CHALLENGE - Pictures stay out of your copy, but everything else in the records below must be repeated exactly.

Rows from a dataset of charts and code
-- begin --
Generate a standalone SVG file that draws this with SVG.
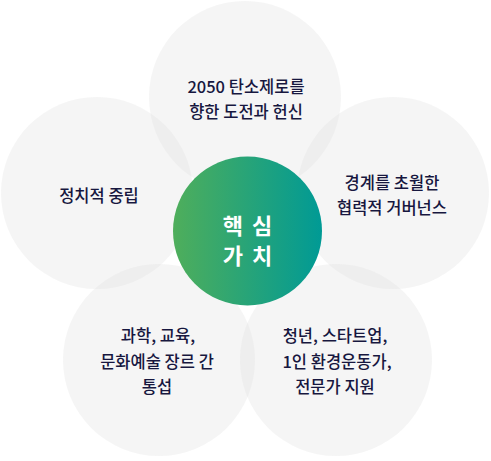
<svg xmlns="http://www.w3.org/2000/svg" width="491" height="461" viewBox="0 0 491 461">
<defs>
<linearGradient id="g" x1="0" y1="0" x2="1" y2="0">
<stop offset="0" stop-color="#4fae5b"/>
<stop offset="1" stop-color="#009a95"/>
</linearGradient>
<style>
.pet{fill:#dedede;fill-opacity:0.3}
.t{font-family:"Noto Sans CJK KR","Noto Sans",sans-serif;font-size:16.5px;font-weight:500;fill:#17173f;text-anchor:middle}
.c{font-family:"Noto Sans CJK KR","Noto Sans",sans-serif;font-size:22px;font-weight:700;fill:#ffffff;text-anchor:middle;letter-spacing:2px}
</style>
</defs>
<rect width="491" height="461" fill="#ffffff"/>
<g id="connectors"/>
<g id="n-top"><circle class="pet" cx="245" cy="97" r="96"/>
<text class="t" x="246" y="93">2050 탄소제로를</text>
<text class="t" x="246" y="118">향한 도전과 헌신</text></g>
<g id="n-left"><circle class="pet" cx="97" cy="193" r="96"/>
<text class="t" x="99" y="202">정치적 중립</text></g>
<g id="n-right"><circle class="pet" cx="393" cy="193" r="96"/>
<text class="t" x="392" y="189">경계를 초월한</text>
<text class="t" x="392" y="214">협력적 거버넌스</text></g>
<g id="n-bl"><circle class="pet" cx="159" cy="360" r="96"/>
<text class="t" x="158" y="342">과학, 교육,</text>
<text class="t" x="157" y="368">문화예술 장르 간</text>
<text class="t" x="157" y="393">통섭</text></g>
<g id="n-br"><circle class="pet" cx="336" cy="360" r="96"/>
<text class="t" x="335" y="342">청년, 스타트업,</text>
<text class="t" x="337" y="368">1인 환경운동가,</text>
<text class="t" x="335" y="393">전문가 지원</text></g>
<g id="n-center"><circle cx="247.5" cy="231" r="74.5" fill="url(#g)"/>
<text class="c" x="248.5" y="234">핵 심</text>
<text class="c" x="248.5" y="264">가 치</text></g>
</svg>
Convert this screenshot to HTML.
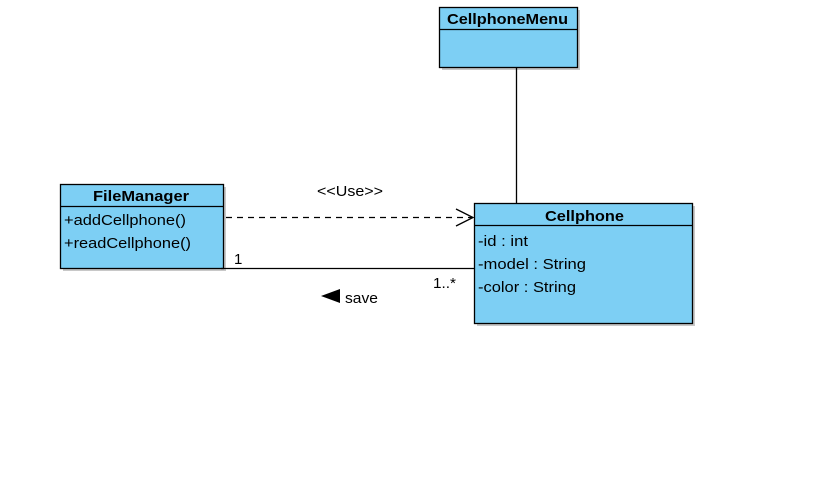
<!DOCTYPE html>
<html><head><meta charset="utf-8"><style>
html,body{margin:0;padding:0;background:#fff;width:821px;height:482px;overflow:hidden}
text{font-family:"Liberation Sans",Arial,sans-serif;font-size:15px;fill:#000}
.b{font-weight:bold}
</style></head><body>
<svg width="821" height="482" viewBox="0 0 821 482" xmlns="http://www.w3.org/2000/svg">
<g fill="#c8c8c8">
<rect x="442" y="10" width="138" height="60"/>
<rect x="63" y="187" width="163" height="84"/>
<rect x="477" y="206" width="218" height="120"/>
</g>
<g fill="#7dcff4" stroke="#000" stroke-width="1.3">
<rect x="439.5" y="7.5" width="138" height="60"/>
<line x1="439.5" y1="29.5" x2="577.5" y2="29.5"/>
<rect x="60.5" y="184.5" width="163" height="84"/>
<line x1="60.5" y1="206.5" x2="223.5" y2="206.5"/>
<rect x="474.5" y="203.5" width="218" height="120"/>
<line x1="474.5" y1="225.5" x2="692.5" y2="225.5"/>
</g>
<text class="b" x="447" y="24" textLength="121" lengthAdjust="spacingAndGlyphs">CellphoneMenu</text>
<text class="b" x="93" y="201" textLength="96" lengthAdjust="spacingAndGlyphs">FileManager</text>
<text x="64" y="225" textLength="122" lengthAdjust="spacingAndGlyphs">+addCellphone()</text>
<text x="64" y="248" textLength="127" lengthAdjust="spacingAndGlyphs">+readCellphone()</text>
<text class="b" x="545" y="221" textLength="79" lengthAdjust="spacingAndGlyphs">Cellphone</text>
<text x="478" y="246" textLength="50" lengthAdjust="spacingAndGlyphs">-id : int</text>
<text x="478" y="269" textLength="108" lengthAdjust="spacingAndGlyphs">-model : String</text>
<text x="478" y="292" textLength="98" lengthAdjust="spacingAndGlyphs">-color : String</text>
<g stroke="#000" stroke-width="1.3" fill="none">
<line x1="516.5" y1="68" x2="516.5" y2="203"/>
<line x1="226" y1="217.5" x2="473" y2="217.5" stroke-dasharray="6,5"/>
<polyline points="456,209 473,217.5 456,226"/>
<line x1="221" y1="268.5" x2="474" y2="268.5"/>
</g>
<text x="317" y="196" textLength="66" lengthAdjust="spacingAndGlyphs">&lt;&lt;Use&gt;&gt;</text>
<text x="234" y="264">1</text>
<text x="433" y="288" textLength="23" lengthAdjust="spacingAndGlyphs">1..*</text>
<polygon points="321,296 340,289 340,303" fill="#000"/>
<text x="345" y="303" textLength="33" lengthAdjust="spacingAndGlyphs">save</text>
</svg>
</body></html>
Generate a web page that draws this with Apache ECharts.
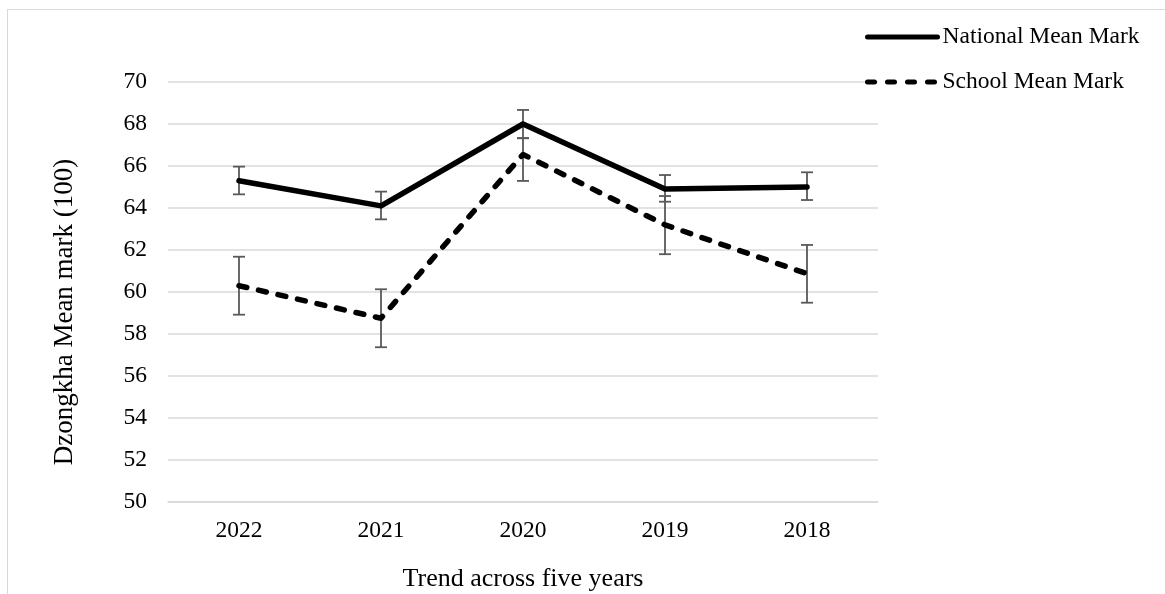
-- end --
IN RESPONSE -
Generate a standalone SVG file that draws this with SVG.
<svg xmlns="http://www.w3.org/2000/svg" width="491" height="461" viewBox="0 0 491 461">
<defs>
<linearGradient id="g" x1="0" y1="0" x2="1" y2="0">
<stop offset="0" stop-color="#4fae5b"/>
<stop offset="1" stop-color="#009a95"/>
</linearGradient>
<style>
.pet{fill:#dedede;fill-opacity:0.3}
.t{font-family:"Noto Sans CJK KR","Noto Sans",sans-serif;font-size:16.5px;font-weight:500;fill:#17173f;text-anchor:middle}
.c{font-family:"Noto Sans CJK KR","Noto Sans",sans-serif;font-size:22px;font-weight:700;fill:#ffffff;text-anchor:middle;letter-spacing:2px}
</style>
</defs>
<rect width="491" height="461" fill="#ffffff"/>
<g id="connectors"/>
<g id="n-top"><circle class="pet" cx="245" cy="97" r="96"/>
<text class="t" x="246" y="93">2050 탄소제로를</text>
<text class="t" x="246" y="118">향한 도전과 헌신</text></g>
<g id="n-left"><circle class="pet" cx="97" cy="193" r="96"/>
<text class="t" x="99" y="202">정치적 중립</text></g>
<g id="n-right"><circle class="pet" cx="393" cy="193" r="96"/>
<text class="t" x="392" y="189">경계를 초월한</text>
<text class="t" x="392" y="214">협력적 거버넌스</text></g>
<g id="n-bl"><circle class="pet" cx="159" cy="360" r="96"/>
<text class="t" x="158" y="342">과학, 교육,</text>
<text class="t" x="157" y="368">문화예술 장르 간</text>
<text class="t" x="157" y="393">통섭</text></g>
<g id="n-br"><circle class="pet" cx="336" cy="360" r="96"/>
<text class="t" x="335" y="342">청년, 스타트업,</text>
<text class="t" x="337" y="368">1인 환경운동가,</text>
<text class="t" x="335" y="393">전문가 지원</text></g>
<g id="n-center"><circle cx="247.5" cy="231" r="74.5" fill="url(#g)"/>
<text class="c" x="248.5" y="234">핵 심</text>
<text class="c" x="248.5" y="264">가 치</text></g>
</svg>
Convert this screenshot to HTML.
<!DOCTYPE html>
<html><head><meta charset="utf-8"><style>
html,body{margin:0;padding:0;background:#fff;width:821px;height:482px;overflow:hidden}
text{font-family:"Liberation Sans",Arial,sans-serif;font-size:15px;fill:#000}
.b{font-weight:bold}
</style></head><body>
<svg width="821" height="482" viewBox="0 0 821 482" xmlns="http://www.w3.org/2000/svg">
<g fill="#c8c8c8">
<rect x="442" y="10" width="138" height="60"/>
<rect x="63" y="187" width="163" height="84"/>
<rect x="477" y="206" width="218" height="120"/>
</g>
<g fill="#7dcff4" stroke="#000" stroke-width="1.3">
<rect x="439.5" y="7.5" width="138" height="60"/>
<line x1="439.5" y1="29.5" x2="577.5" y2="29.5"/>
<rect x="60.5" y="184.5" width="163" height="84"/>
<line x1="60.5" y1="206.5" x2="223.5" y2="206.5"/>
<rect x="474.5" y="203.5" width="218" height="120"/>
<line x1="474.5" y1="225.5" x2="692.5" y2="225.5"/>
</g>
<text class="b" x="447" y="24" textLength="121" lengthAdjust="spacingAndGlyphs">CellphoneMenu</text>
<text class="b" x="93" y="201" textLength="96" lengthAdjust="spacingAndGlyphs">FileManager</text>
<text x="64" y="225" textLength="122" lengthAdjust="spacingAndGlyphs">+addCellphone()</text>
<text x="64" y="248" textLength="127" lengthAdjust="spacingAndGlyphs">+readCellphone()</text>
<text class="b" x="545" y="221" textLength="79" lengthAdjust="spacingAndGlyphs">Cellphone</text>
<text x="478" y="246" textLength="50" lengthAdjust="spacingAndGlyphs">-id : int</text>
<text x="478" y="269" textLength="108" lengthAdjust="spacingAndGlyphs">-model : String</text>
<text x="478" y="292" textLength="98" lengthAdjust="spacingAndGlyphs">-color : String</text>
<g stroke="#000" stroke-width="1.3" fill="none">
<line x1="516.5" y1="68" x2="516.5" y2="203"/>
<line x1="226" y1="217.5" x2="473" y2="217.5" stroke-dasharray="6,5"/>
<polyline points="456,209 473,217.5 456,226"/>
<line x1="221" y1="268.5" x2="474" y2="268.5"/>
</g>
<text x="317" y="196" textLength="66" lengthAdjust="spacingAndGlyphs">&lt;&lt;Use&gt;&gt;</text>
<text x="234" y="264">1</text>
<text x="433" y="288" textLength="23" lengthAdjust="spacingAndGlyphs">1..*</text>
<polygon points="321,296 340,289 340,303" fill="#000"/>
<text x="345" y="303" textLength="33" lengthAdjust="spacingAndGlyphs">save</text>
</svg>
</body></html>
Generate a web page that draws this with Apache ECharts.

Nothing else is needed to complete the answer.